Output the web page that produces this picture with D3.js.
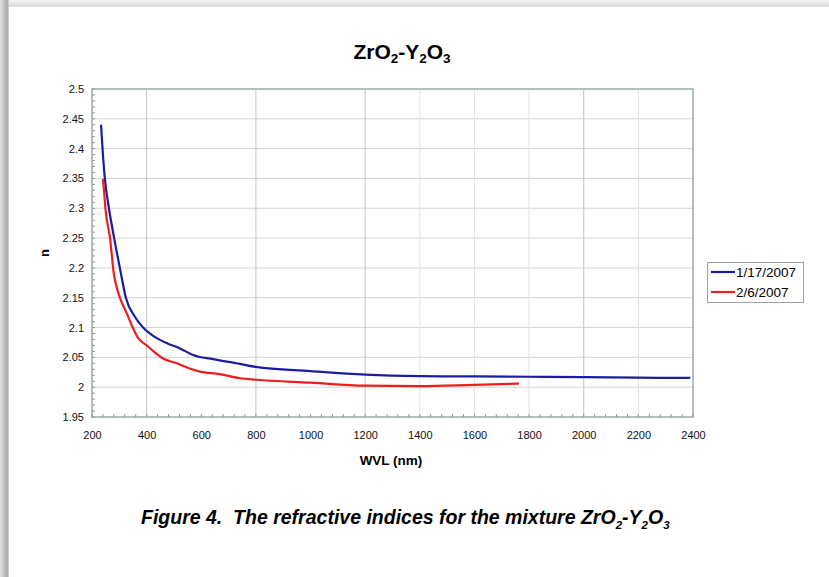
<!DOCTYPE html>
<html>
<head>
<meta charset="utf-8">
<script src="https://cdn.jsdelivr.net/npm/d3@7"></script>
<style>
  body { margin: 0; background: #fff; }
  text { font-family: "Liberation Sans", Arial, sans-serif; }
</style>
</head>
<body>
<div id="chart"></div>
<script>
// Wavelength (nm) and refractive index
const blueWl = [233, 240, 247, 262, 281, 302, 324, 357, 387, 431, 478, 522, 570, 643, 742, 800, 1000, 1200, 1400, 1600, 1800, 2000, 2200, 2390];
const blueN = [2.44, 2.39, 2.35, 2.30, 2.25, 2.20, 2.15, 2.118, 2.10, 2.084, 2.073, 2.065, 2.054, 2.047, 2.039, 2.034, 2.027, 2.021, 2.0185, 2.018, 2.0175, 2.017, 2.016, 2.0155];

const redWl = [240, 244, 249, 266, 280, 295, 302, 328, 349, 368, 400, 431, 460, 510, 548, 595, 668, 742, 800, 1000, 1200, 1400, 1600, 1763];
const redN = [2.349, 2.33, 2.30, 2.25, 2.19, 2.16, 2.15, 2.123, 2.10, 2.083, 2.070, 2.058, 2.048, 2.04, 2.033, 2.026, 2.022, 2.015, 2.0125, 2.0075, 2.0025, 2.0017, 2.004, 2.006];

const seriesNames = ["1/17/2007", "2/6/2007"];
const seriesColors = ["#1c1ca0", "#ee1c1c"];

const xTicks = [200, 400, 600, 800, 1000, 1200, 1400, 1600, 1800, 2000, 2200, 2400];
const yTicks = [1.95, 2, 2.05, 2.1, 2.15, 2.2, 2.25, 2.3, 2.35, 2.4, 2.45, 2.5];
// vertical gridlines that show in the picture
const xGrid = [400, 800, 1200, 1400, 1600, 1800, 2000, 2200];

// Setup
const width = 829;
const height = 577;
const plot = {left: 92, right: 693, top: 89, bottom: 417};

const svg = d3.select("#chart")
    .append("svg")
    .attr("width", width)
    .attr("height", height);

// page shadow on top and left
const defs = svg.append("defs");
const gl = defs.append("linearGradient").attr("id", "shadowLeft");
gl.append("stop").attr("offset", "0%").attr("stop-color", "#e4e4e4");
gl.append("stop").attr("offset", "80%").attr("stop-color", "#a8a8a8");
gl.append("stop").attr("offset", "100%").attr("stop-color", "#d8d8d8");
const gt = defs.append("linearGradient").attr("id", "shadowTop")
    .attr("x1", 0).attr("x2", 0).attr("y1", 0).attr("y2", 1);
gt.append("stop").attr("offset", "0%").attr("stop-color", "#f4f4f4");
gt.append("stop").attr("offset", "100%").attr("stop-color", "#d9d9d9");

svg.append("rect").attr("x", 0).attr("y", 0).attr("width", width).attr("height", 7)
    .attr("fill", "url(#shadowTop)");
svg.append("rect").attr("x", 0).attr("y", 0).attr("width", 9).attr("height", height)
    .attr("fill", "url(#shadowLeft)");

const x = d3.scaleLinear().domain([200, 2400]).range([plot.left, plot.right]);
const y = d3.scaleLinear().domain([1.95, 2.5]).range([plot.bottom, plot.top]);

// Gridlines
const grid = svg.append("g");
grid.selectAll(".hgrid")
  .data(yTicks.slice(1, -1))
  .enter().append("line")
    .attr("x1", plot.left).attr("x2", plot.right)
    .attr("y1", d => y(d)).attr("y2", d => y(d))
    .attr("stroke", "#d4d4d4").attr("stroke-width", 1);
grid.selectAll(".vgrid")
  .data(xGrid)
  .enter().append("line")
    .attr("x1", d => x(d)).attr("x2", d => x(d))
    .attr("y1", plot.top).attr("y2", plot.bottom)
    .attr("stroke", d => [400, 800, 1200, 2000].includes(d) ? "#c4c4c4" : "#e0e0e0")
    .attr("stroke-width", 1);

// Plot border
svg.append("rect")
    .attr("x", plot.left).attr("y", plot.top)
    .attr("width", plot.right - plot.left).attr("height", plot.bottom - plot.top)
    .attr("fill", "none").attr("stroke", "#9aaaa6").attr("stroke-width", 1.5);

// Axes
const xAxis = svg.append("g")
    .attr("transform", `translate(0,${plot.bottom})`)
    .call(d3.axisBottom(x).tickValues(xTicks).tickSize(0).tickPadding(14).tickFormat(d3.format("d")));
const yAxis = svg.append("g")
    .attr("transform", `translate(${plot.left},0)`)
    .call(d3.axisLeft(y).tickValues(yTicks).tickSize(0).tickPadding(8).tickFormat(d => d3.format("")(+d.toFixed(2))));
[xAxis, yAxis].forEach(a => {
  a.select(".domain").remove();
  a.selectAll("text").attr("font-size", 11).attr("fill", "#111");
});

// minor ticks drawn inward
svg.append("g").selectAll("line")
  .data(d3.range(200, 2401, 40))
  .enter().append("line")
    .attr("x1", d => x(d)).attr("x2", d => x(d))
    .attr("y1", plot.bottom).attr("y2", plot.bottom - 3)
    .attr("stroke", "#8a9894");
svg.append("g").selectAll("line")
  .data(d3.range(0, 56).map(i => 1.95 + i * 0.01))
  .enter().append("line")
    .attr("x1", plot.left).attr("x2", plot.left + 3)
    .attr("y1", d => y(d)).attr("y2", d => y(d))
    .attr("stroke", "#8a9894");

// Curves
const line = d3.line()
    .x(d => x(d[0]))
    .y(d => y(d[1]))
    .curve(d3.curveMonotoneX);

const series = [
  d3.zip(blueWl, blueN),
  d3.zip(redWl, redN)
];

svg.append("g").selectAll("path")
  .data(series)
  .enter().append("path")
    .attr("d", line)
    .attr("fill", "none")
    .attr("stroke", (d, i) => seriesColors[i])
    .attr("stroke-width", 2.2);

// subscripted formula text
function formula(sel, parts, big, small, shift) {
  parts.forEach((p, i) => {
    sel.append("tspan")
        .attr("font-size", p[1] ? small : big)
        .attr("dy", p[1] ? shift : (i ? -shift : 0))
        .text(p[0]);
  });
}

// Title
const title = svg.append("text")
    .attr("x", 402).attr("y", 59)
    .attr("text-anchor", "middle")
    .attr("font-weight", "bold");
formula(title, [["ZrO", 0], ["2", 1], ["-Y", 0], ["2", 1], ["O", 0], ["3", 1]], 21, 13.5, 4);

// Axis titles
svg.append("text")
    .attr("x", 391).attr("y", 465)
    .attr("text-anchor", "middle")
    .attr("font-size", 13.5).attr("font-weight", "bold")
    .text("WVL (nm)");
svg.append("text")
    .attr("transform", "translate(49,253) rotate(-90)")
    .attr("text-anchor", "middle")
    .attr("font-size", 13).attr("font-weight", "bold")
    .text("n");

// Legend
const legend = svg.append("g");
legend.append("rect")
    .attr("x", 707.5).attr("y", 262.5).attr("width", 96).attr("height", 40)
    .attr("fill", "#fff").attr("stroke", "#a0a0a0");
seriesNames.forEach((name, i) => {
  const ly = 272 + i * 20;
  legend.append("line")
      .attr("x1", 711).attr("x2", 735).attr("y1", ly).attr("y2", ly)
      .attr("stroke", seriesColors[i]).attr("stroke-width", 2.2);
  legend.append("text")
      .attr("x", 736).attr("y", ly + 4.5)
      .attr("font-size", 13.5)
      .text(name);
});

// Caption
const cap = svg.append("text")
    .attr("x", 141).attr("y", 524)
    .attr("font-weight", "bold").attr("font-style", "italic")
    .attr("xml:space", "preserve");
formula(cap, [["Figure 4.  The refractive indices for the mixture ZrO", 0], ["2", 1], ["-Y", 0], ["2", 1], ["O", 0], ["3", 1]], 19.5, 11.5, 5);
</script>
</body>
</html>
━━━━━━━━━━━━━━━━━━━━
▶ **Direction**:
Report how many lines in the listing include the word "page". Give nothing but the count.

▶ **Worked solution**:
2